Start of Given information

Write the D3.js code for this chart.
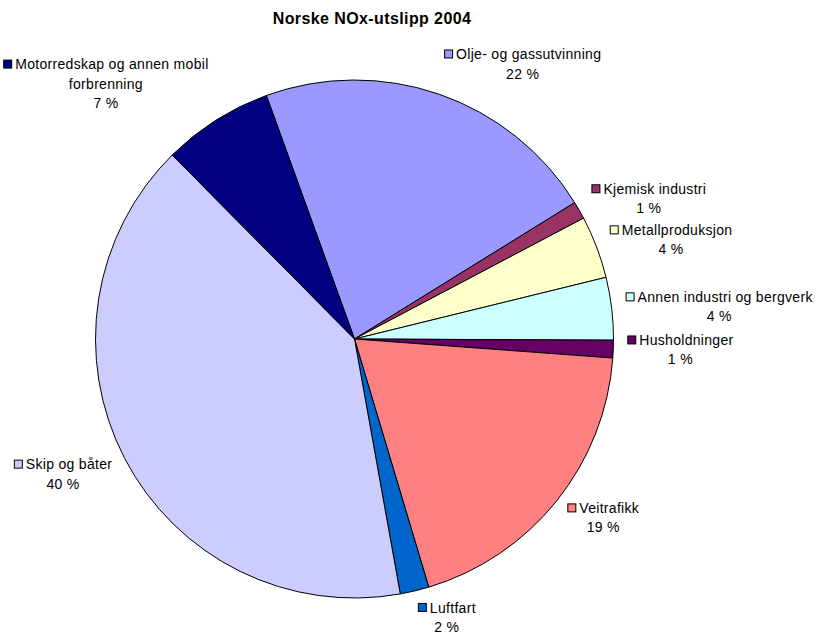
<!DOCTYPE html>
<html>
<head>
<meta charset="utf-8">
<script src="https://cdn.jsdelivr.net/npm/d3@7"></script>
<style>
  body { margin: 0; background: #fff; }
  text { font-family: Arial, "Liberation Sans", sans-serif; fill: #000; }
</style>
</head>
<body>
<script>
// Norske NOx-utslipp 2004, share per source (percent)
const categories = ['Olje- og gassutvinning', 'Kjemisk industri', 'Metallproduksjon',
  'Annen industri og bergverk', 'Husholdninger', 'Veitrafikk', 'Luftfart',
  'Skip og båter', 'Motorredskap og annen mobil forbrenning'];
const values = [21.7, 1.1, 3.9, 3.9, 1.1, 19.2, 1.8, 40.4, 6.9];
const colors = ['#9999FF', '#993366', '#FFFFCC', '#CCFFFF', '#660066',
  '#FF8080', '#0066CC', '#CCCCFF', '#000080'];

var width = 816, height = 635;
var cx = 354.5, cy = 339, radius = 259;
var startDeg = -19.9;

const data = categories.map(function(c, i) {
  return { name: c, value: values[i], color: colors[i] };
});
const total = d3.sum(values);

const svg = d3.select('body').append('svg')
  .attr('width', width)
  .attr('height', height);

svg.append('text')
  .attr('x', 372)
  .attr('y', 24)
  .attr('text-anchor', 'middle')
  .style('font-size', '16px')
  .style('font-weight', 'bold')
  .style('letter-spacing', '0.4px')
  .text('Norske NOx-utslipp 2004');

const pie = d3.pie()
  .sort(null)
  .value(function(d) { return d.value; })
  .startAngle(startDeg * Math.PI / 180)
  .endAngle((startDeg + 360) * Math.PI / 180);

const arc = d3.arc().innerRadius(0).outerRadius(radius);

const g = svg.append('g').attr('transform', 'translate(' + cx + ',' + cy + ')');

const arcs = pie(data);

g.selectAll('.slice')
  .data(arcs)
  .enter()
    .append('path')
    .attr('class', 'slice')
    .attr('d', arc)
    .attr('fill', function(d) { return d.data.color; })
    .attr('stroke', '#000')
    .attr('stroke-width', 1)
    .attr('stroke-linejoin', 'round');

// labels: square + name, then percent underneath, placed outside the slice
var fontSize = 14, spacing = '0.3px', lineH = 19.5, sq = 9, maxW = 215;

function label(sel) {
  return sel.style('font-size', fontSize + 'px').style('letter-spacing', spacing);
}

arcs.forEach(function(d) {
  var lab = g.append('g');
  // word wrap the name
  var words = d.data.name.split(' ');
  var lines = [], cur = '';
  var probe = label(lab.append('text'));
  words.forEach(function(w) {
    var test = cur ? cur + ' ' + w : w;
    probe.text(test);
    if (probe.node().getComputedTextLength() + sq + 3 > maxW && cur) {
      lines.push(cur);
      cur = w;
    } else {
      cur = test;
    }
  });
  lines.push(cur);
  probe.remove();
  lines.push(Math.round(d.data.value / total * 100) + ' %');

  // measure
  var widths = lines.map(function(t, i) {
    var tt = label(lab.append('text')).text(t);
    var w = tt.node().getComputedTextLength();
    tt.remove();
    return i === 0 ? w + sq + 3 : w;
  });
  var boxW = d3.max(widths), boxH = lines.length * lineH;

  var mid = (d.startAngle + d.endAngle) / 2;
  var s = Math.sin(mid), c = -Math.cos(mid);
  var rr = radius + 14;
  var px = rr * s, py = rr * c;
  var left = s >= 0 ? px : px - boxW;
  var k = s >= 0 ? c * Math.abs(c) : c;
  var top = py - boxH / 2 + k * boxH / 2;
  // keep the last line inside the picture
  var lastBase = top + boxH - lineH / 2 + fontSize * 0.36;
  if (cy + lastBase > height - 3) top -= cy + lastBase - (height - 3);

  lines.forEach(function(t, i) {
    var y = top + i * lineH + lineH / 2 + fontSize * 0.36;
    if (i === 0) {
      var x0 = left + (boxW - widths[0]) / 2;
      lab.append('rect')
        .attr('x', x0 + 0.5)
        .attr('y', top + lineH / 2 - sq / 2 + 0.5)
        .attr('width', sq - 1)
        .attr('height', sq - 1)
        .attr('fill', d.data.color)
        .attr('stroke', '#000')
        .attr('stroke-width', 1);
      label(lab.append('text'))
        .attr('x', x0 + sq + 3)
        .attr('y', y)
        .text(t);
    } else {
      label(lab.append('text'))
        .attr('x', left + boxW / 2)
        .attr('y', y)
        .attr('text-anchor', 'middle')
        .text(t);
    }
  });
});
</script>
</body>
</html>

End of Given information

*Task objective*.
Give again, word for word, every line from the top of the data above to the line holding "var startDeg = -19.9;", inclusive, with the pictures left out.

*Written solution*.
Write the D3.js code for this chart.
<!DOCTYPE html>
<html>
<head>
<meta charset="utf-8">
<script src="https://cdn.jsdelivr.net/npm/d3@7"></script>
<style>
  body { margin: 0; background: #fff; }
  text { font-family: Arial, "Liberation Sans", sans-serif; fill: #000; }
</style>
</head>
<body>
<script>
// Norske NOx-utslipp 2004, share per source (percent)
const categories = ['Olje- og gassutvinning', 'Kjemisk industri', 'Metallproduksjon',
  'Annen industri og bergverk', 'Husholdninger', 'Veitrafikk', 'Luftfart',
  'Skip og båter', 'Motorredskap og annen mobil forbrenning'];
const values = [21.7, 1.1, 3.9, 3.9, 1.1, 19.2, 1.8, 40.4, 6.9];
const colors = ['#9999FF', '#993366', '#FFFFCC', '#CCFFFF', '#660066',
  '#FF8080', '#0066CC', '#CCCCFF', '#000080'];

var width = 816, height = 635;
var cx = 354.5, cy = 339, radius = 259;
var startDeg = -19.9;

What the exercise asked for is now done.